La Russa always plays to win, no matter the stakes.
"I don't know if there are any people more competitive than Tony," Cardinals All-Star Matt Holliday said. "He's right at the top of the list."
La Russa unveiled perhaps his biggest All-Star decision Monday. He chose Giants ace Matt Cain to start for the NL ahead of Mets 12-game winner R.A. Dickey. The move pairs Cain with teammate Buster Posey, the NL's starting catcher. Detroit's Justin Verlander will start for the American League.
The plan calls for Dickey to go in the first part of the game with the Phillies' Carlos Ruiz, who can get a handle on his knuckleball during warmups.
"R.A., he got picked. He's going to pitch," La Russa said. "The fact he's not the starting pitcher doesn't, in my opinion, detract at all."

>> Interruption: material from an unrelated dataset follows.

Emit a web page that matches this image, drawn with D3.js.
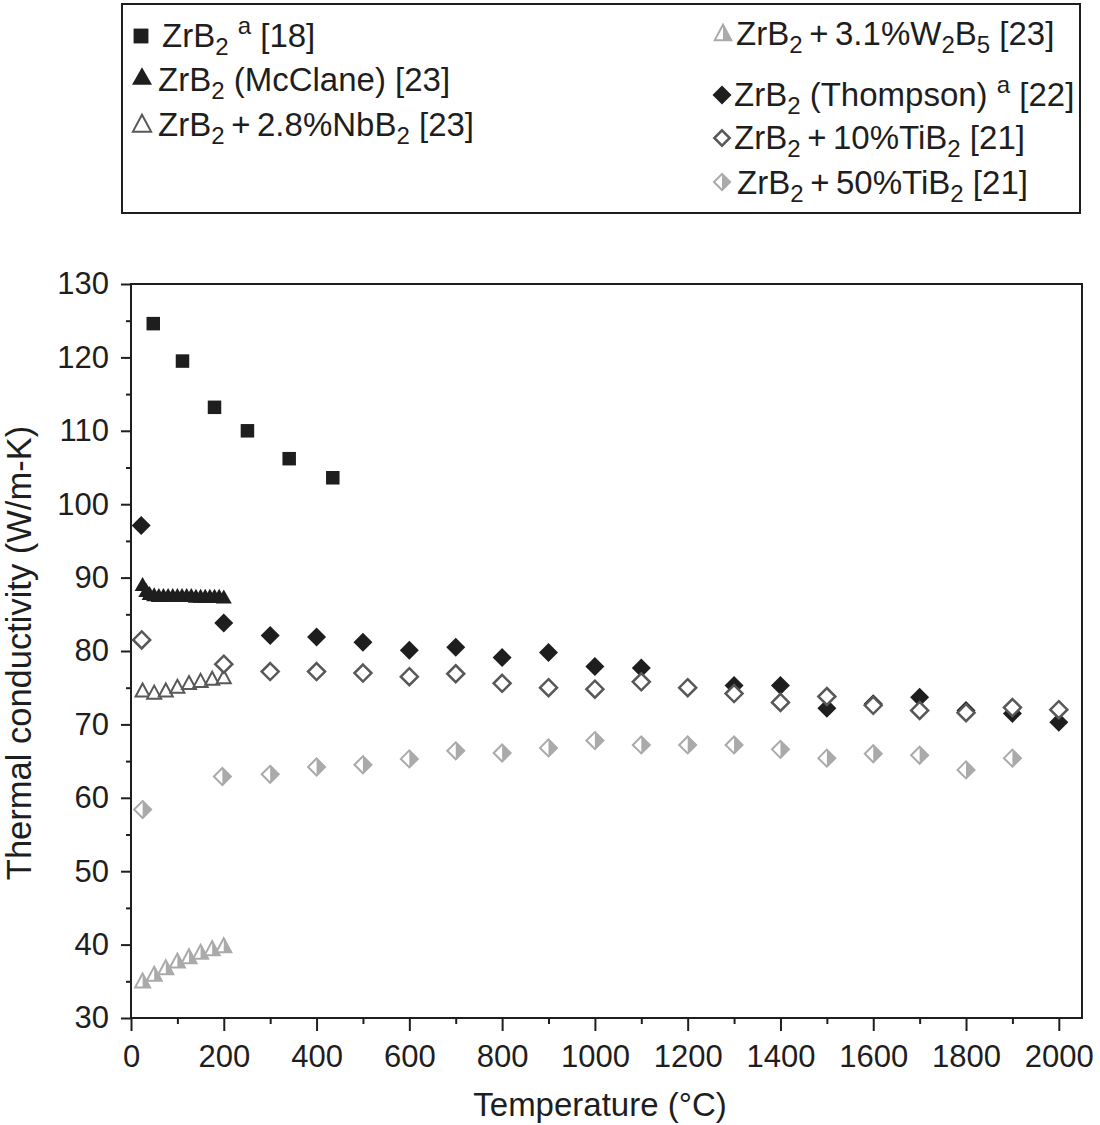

La Russa had Cardinals leadoff man Rafael Furcal batting ninth in his first All-Star start. He referred to Furcal as his second leadoff man. La Russa often batted his pitcher eighth if he had another speedy, singles-hitting type of player to put at the bottom of the order to jump-start the second time through.

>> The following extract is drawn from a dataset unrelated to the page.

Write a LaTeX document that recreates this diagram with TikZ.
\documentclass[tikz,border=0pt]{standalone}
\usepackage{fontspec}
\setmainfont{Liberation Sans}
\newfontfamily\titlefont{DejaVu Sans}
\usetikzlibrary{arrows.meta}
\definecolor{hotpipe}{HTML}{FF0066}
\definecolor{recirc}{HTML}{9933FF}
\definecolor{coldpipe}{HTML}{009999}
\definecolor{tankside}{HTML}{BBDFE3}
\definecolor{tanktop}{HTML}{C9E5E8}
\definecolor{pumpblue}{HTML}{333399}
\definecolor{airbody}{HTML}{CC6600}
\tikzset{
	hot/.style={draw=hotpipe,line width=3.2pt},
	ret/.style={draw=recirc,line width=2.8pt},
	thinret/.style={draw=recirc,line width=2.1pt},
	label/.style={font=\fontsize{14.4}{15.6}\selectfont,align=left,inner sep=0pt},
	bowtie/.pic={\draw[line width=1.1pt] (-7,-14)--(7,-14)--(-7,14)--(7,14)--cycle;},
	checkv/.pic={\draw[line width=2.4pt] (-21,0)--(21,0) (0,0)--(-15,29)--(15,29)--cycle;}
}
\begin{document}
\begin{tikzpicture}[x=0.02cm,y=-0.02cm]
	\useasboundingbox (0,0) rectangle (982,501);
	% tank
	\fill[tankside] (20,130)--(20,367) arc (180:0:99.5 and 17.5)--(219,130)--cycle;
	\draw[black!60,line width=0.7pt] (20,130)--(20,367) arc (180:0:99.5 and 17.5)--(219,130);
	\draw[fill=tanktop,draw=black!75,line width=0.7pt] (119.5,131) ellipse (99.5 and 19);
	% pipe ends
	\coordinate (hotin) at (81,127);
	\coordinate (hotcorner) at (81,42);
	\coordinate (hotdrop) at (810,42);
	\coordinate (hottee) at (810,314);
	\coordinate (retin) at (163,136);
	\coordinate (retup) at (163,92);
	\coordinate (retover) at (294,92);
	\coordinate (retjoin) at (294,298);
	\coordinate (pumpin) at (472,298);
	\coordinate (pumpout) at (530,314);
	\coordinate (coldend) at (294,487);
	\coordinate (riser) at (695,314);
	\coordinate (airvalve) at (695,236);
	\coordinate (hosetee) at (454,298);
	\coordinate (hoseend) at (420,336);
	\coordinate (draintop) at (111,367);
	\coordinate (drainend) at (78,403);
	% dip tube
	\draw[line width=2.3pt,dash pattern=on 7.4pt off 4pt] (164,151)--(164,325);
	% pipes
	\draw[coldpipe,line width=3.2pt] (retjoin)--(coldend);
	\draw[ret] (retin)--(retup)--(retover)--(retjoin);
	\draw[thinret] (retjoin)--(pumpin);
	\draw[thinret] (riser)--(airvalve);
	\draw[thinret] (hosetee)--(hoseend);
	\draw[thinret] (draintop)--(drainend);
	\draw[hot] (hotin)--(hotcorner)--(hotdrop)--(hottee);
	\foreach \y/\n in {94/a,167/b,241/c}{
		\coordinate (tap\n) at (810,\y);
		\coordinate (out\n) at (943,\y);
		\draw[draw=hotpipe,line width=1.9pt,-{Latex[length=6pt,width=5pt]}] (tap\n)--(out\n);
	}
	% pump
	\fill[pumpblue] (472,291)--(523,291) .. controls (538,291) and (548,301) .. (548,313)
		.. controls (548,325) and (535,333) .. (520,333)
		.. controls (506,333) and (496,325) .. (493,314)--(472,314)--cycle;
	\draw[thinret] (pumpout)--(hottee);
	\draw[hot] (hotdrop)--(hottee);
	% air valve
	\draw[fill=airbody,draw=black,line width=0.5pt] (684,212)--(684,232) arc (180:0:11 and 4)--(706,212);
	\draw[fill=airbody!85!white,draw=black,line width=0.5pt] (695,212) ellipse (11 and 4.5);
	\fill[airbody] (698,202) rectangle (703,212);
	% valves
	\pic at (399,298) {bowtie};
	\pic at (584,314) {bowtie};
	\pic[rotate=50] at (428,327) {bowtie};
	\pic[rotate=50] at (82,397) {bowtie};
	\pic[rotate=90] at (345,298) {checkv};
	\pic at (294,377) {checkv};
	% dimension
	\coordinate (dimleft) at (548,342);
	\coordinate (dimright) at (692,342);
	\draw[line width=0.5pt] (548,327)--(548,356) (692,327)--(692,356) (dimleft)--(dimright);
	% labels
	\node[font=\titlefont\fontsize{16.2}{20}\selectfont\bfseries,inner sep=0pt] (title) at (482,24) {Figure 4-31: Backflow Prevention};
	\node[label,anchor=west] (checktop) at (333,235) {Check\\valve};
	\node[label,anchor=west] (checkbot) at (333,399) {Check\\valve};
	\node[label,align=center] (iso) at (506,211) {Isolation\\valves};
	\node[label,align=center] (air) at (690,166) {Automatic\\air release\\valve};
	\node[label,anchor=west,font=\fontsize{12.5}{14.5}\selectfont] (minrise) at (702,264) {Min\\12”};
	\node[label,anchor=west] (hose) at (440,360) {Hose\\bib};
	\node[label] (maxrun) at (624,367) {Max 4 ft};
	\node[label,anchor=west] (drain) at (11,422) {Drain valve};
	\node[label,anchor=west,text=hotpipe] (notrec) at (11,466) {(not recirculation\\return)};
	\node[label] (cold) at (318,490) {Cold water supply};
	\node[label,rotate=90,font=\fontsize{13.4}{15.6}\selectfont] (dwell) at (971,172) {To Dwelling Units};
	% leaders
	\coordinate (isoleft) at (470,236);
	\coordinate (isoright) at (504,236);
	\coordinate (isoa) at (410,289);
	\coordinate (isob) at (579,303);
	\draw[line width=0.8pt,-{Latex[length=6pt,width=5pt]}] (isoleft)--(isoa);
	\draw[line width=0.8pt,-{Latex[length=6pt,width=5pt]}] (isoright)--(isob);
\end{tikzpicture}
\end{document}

Noting the National League team has four third basemen, the Cardinals' David Freese knew he'd better come prepared.
"Who knows where I'll end up?" Freese said. "I might need some catching gear. Who knows?"
Whatever moves La Russa makes, it won't be for the novelty. The Cardinals certainly benefited from home-field advantage last fall when they beat the Texas Rangers in Game 7 in St. Louis, but no stakes are required.
It's always been that way.
Indians closer Chris Perez began his career with the Cardinals and recalled La Russa being demanding on everyone, but particularly tough on young players. He joked that when you played for La Russa, "You're a rookie until you get to free agency."
He couldn't recall ever being at the ballpark, early or late, when La Russa wasn't on hand supervising the scene.
"He's there from 7 a.m. to midnight," Perez said. "Sometimes he sleeps there, I think. That tells you why he was so successful."
The bottom line always was clear with La Russa, who always answered the innocent game-day greeting of "How are you doing?" with "I'll let you know in a few hours."
"He doesn't care about feelings," Perez said. "He doesn't care about what happened at home. You're here to win. No excuses, no nonsense."